## EXERCISE BRIEF
Using the data that follows, return exactly the lines from the one that contains "Write a Python" through the one that contains "- irrad: 300C']", ends included.

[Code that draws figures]
%%
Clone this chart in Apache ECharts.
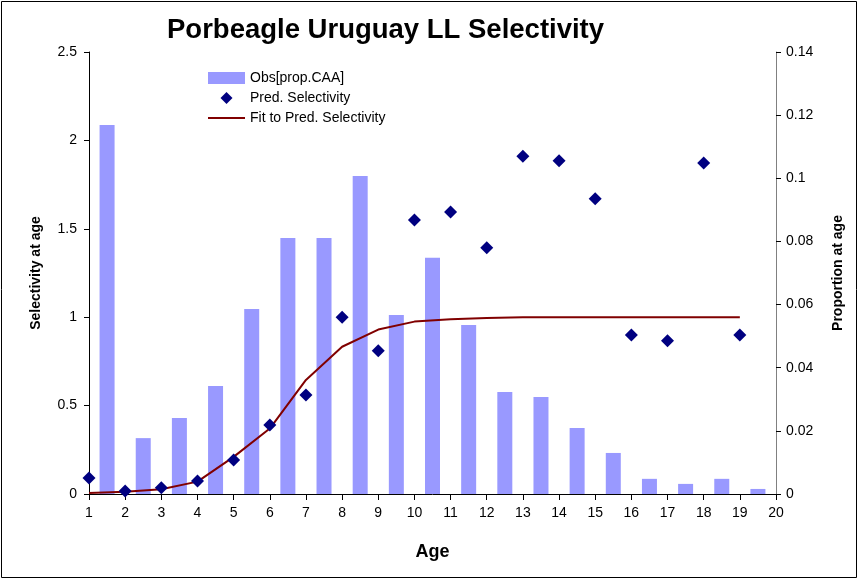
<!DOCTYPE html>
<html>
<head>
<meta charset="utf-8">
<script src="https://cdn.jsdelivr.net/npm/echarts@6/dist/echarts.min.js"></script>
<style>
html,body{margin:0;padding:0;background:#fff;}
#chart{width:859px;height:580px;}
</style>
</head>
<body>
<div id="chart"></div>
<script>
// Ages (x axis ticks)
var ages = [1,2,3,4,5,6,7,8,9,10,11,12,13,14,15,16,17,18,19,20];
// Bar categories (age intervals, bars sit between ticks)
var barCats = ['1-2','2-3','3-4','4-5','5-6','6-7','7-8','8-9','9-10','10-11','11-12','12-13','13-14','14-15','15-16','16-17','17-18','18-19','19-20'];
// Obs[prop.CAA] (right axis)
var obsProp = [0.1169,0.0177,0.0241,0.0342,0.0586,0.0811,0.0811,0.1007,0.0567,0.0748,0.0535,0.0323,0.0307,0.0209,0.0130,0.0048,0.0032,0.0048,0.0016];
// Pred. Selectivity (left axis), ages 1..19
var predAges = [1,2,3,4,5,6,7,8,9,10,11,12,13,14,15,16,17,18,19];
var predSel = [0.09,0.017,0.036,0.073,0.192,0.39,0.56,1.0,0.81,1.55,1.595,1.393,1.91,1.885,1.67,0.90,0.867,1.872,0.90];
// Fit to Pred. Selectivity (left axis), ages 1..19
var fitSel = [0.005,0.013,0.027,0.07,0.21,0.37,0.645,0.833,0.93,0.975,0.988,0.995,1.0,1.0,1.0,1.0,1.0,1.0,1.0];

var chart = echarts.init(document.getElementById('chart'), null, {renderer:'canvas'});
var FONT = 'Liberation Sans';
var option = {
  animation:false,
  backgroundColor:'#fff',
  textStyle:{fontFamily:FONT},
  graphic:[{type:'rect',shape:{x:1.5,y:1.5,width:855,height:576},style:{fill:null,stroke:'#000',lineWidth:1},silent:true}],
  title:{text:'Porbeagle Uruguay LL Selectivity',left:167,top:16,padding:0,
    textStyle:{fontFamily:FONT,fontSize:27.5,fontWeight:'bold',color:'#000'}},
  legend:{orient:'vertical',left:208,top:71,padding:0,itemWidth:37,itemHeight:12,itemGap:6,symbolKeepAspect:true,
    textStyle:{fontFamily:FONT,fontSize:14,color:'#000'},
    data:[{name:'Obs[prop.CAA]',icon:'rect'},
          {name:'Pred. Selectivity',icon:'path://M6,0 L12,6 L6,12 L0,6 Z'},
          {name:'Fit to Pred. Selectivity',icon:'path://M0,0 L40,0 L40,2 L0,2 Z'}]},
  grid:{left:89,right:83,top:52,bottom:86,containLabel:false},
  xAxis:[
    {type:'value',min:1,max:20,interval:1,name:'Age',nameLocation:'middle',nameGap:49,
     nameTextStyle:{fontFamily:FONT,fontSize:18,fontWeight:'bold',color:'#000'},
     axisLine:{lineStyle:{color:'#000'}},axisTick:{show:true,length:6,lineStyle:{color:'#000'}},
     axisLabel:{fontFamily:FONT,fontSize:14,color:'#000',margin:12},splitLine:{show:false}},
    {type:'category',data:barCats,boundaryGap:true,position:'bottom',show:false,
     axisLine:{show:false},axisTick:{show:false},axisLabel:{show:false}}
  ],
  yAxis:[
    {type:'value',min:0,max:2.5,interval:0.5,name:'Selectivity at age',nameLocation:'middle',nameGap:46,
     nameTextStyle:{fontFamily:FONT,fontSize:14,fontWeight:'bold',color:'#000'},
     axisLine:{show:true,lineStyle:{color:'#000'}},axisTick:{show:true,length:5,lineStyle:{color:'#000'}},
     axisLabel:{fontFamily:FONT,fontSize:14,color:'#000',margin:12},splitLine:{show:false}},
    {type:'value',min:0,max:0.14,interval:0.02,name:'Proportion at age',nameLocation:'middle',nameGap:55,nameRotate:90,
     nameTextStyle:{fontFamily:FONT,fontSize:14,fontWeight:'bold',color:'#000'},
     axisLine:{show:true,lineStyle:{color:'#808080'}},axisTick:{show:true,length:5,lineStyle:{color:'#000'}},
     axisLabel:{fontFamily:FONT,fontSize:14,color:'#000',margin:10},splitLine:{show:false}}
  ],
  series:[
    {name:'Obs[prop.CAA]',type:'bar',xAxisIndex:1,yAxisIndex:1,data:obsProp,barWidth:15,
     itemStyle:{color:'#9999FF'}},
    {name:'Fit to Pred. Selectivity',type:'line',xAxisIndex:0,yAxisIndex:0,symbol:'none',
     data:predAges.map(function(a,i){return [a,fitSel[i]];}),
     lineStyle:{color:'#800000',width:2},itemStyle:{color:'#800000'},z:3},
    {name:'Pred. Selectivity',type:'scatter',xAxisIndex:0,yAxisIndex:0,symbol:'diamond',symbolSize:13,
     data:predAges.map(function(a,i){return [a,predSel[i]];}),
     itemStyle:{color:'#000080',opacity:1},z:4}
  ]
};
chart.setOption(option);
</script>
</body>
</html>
%%
%%
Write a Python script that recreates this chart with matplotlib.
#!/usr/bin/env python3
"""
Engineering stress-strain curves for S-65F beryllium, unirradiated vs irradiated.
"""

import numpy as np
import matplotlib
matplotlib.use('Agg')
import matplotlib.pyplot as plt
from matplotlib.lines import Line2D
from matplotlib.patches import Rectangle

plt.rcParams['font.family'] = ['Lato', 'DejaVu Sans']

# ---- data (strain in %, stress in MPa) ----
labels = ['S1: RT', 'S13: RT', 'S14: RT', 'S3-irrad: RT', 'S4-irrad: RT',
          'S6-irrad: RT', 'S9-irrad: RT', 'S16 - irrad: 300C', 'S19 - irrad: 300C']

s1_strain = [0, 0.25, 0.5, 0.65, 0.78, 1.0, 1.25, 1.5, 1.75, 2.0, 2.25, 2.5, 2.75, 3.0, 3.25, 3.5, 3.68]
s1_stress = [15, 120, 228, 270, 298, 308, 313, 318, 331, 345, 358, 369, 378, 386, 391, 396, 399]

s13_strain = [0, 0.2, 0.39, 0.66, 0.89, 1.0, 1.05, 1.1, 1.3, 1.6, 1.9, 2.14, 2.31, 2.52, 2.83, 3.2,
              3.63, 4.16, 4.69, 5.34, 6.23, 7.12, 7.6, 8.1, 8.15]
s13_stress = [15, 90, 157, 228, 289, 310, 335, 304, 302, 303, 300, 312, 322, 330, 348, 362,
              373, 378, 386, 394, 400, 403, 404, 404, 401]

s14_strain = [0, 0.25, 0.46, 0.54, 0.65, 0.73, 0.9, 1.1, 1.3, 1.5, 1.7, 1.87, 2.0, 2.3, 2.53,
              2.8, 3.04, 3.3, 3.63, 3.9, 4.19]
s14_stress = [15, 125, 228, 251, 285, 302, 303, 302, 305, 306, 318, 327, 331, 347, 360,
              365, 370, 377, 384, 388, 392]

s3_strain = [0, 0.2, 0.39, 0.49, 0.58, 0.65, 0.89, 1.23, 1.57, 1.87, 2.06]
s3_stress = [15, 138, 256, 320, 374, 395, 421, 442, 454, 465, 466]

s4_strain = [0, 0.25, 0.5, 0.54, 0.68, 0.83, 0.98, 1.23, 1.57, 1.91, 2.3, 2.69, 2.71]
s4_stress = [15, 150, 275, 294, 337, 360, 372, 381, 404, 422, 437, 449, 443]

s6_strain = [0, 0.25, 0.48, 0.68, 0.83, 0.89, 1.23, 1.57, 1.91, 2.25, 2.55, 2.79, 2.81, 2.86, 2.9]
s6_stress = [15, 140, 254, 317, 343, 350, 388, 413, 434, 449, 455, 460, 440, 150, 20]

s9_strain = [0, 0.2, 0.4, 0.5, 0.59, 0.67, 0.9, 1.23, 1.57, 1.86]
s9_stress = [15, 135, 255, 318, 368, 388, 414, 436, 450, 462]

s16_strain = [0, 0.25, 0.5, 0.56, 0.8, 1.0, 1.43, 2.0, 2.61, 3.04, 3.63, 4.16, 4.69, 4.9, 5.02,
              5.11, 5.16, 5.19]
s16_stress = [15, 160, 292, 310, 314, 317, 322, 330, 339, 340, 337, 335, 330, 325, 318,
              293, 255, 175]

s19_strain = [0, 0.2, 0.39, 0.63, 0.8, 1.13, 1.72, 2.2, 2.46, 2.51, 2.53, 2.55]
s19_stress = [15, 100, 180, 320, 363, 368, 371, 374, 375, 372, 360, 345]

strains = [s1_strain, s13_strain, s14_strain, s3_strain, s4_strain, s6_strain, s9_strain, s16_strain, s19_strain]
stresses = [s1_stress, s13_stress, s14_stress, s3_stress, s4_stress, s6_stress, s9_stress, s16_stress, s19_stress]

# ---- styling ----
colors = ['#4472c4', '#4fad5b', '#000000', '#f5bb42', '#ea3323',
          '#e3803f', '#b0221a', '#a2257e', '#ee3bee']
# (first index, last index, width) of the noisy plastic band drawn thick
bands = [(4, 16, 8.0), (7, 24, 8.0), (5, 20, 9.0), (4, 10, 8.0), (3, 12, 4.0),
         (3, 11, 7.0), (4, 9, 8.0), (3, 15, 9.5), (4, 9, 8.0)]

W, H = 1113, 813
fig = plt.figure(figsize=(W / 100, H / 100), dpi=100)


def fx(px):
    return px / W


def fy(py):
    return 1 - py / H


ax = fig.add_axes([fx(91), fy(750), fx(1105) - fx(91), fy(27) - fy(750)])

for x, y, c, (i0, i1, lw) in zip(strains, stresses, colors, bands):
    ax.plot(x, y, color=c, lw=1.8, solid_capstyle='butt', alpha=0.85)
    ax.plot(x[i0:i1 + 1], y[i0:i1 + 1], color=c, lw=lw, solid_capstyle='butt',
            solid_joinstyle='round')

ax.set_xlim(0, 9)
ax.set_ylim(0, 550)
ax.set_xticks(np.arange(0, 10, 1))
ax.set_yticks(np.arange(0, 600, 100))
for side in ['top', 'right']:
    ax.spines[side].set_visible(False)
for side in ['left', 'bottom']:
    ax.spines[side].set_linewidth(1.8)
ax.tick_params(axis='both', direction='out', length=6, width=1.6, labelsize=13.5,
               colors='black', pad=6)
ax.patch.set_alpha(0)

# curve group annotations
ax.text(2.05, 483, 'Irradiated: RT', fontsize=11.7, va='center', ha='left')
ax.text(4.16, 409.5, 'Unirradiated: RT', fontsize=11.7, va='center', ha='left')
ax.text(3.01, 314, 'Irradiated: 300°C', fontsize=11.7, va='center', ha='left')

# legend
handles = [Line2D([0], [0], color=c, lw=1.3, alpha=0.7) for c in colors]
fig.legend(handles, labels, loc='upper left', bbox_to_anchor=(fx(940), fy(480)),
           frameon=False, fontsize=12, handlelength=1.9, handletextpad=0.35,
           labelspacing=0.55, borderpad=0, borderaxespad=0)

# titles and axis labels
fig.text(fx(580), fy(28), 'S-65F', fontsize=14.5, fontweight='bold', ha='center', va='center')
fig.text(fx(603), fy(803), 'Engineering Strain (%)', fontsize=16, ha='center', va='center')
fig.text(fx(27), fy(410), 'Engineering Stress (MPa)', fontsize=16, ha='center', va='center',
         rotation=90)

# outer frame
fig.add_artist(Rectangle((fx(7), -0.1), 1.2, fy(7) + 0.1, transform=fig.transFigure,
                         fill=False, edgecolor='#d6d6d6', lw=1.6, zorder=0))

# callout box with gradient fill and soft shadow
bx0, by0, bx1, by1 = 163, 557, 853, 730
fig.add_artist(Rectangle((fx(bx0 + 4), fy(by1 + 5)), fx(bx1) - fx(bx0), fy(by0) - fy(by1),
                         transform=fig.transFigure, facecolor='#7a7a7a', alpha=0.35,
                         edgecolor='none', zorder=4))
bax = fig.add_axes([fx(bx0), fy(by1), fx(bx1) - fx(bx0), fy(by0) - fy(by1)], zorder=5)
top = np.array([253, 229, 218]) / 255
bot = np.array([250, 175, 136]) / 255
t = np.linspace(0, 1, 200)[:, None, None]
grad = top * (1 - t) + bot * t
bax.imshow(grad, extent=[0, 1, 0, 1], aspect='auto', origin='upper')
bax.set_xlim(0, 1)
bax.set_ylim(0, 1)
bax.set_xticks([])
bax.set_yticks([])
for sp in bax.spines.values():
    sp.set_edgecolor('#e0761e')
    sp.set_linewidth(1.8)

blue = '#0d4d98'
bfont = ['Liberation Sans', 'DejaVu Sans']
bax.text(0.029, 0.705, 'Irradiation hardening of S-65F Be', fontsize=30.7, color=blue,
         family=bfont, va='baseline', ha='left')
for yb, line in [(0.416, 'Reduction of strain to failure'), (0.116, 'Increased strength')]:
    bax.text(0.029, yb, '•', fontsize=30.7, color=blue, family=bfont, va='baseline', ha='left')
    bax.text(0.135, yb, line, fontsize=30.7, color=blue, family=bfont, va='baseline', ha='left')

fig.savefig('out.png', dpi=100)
%%
## REPLY TO THE EXERCISE
Write a Python script that recreates this chart with matplotlib.
#!/usr/bin/env python3
"""
Engineering stress-strain curves for S-65F beryllium, unirradiated vs irradiated.
"""

import numpy as np
import matplotlib
matplotlib.use('Agg')
import matplotlib.pyplot as plt
from matplotlib.lines import Line2D
from matplotlib.patches import Rectangle

plt.rcParams['font.family'] = ['Lato', 'DejaVu Sans']

# ---- data (strain in %, stress in MPa) ----
labels = ['S1: RT', 'S13: RT', 'S14: RT', 'S3-irrad: RT', 'S4-irrad: RT',
          'S6-irrad: RT', 'S9-irrad: RT', 'S16 - irrad: 300C', 'S19 - irrad: 300C']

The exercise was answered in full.